We all look at the fiddle and steel guitars as the epitome of country music – and those are two of my favorite instruments, don’t get me wrong, but even they didn’t originate in America. So horns, long before the steel guitar was invented, Bob Wells was using horns in country music already. I feel like there’s bits and pieces of our forgotten past that we don’t really embrace. Since they’ve been kind of locked in the past, we wanted to free the music that way. We wanted to use the instrumentation and recording process from the past, but use our new ideas and our new way of interpreting these instruments in today’s time. It’s sort of like merging yesterday with today and freeing some of the history of country music and trying to educate country music fans like I was educated. There’s a lot more to our history than what we’re using right now.

CMIL: You mentioned the album cover- did you help come up with the concept? It sounds like you’re very ‘hands-on’ with all aspects of the album-making process.
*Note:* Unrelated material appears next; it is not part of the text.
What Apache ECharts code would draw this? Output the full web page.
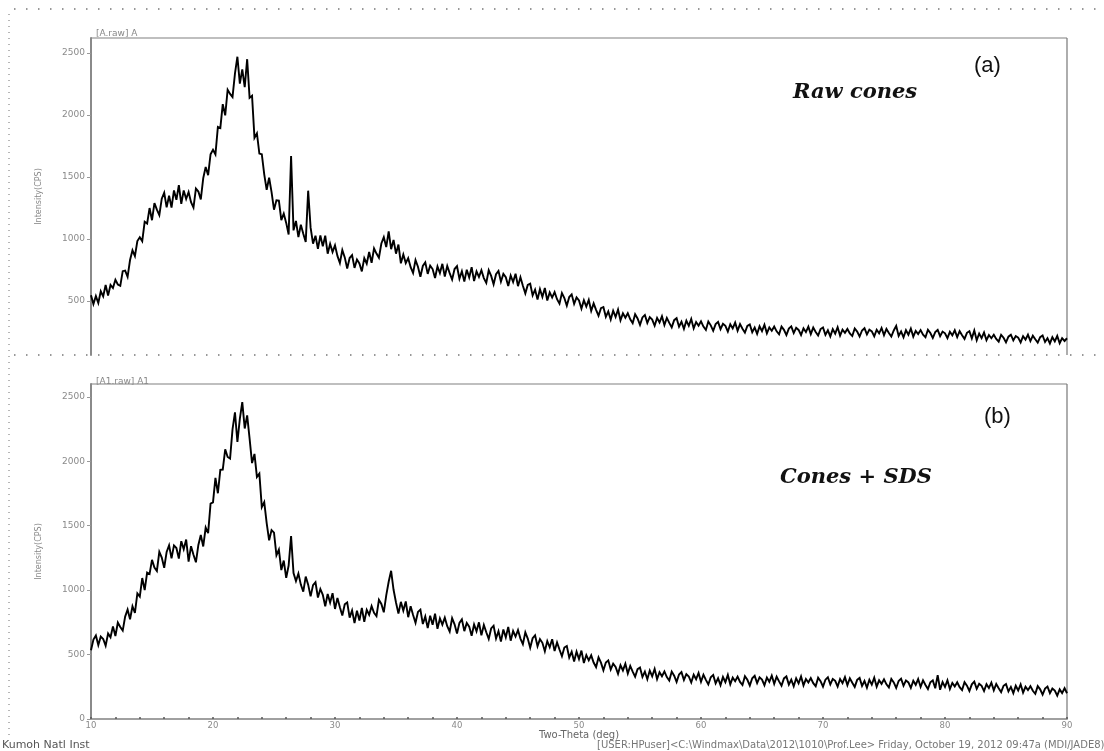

JN: Being fortunate to be on this particular record label, we have a lot of faith in each other and they were kind enough to let us go back into the studio and just do our thing. That being said, we’re all on the same team and [we] all have the same vision. People are going to relate with their different senses to what they see. I just thought that if the record is unconventional, then maybe the cover should be too. I love just how it sets more of an escape from reality and that’s the base of the cover. Everybody talks about hobbies. Instead of doing this and doing that, my hobby is writing songs and playing music, producing, mixing and things like that. They’re all really different and all have really different challenges. In this particular case, writing in a certain direction for two years to cater to these instruments was a huge challenge, but then to go in the studio and make sure that we follow through every single process to get it to end up with the original idea of the finished product is very tough. You have to be involved in everything.

CMIL: ‘Free The Music’ includes a duet with Colbie Caillat. How did that come about? What was it like working with her?

JN: I was blown away that she was sweet enough to do it. I just threw the name out there. They were saying, “Hey, who do you want to sing on the song?” and I was sort of joking in the fact that I didn’t think it was possible, but they said, “Hey, all we can do is ask.” She called me and said that she really liked the song. She was in a hotel room – this just shows you why she’s is a Grammy Award winner –she recorded it in her hotel room with a rig she took on the road. I still to this day haven’t met her in person face to face. We’ve talked on the phone a few different times, but since our record was recorded so differently, I thought her recording in a hotel room just put the icing on the cake. And of course she just brought the song to a whole ‘nother level and I’m very thankful that she’s a part of it. She’s really, really, really sweet. I need to meet her so she can understand my sense of humor.

CMIL: If you had to pick a favorite track on the album what song would it be and why?

JN: I would say my favorite song on the album is probably “Only God Could Love You More.” We officially haven’t really talked about it [being the next single], but I would love to get that song out there at some point. I actually wrote it with our boy Lee [Brice] and Jon Stone. We wrote a whole different version of it, [but] I came up with a different song and when I started writing it, that song fit so perfectly that I got a hold of the guys and said, “Hey, what about this?” and we just kind of rewrote the song.

[“Only God Could Love You More”] was Jon’s idea. I thought, ‘”Wow, what an amazing thought- that only God could love you more. Nothing can say I love you like that.” So the song had to equal that thought and it took two times to get it right. That was just a real special idea and I was glad Jon saved it for us. That’s the only time I’ve ever been in the studio and sang a song in one take. It was just the scratch vocal that we used and it was just right around the time that we wrote it. There’s this weird vibe when you first write a song, songs have this live excitement to them. If you can record it while it’s still new in your mind and your soul it just really captures a really special thing. It always gets a real cool reaction when we play it live.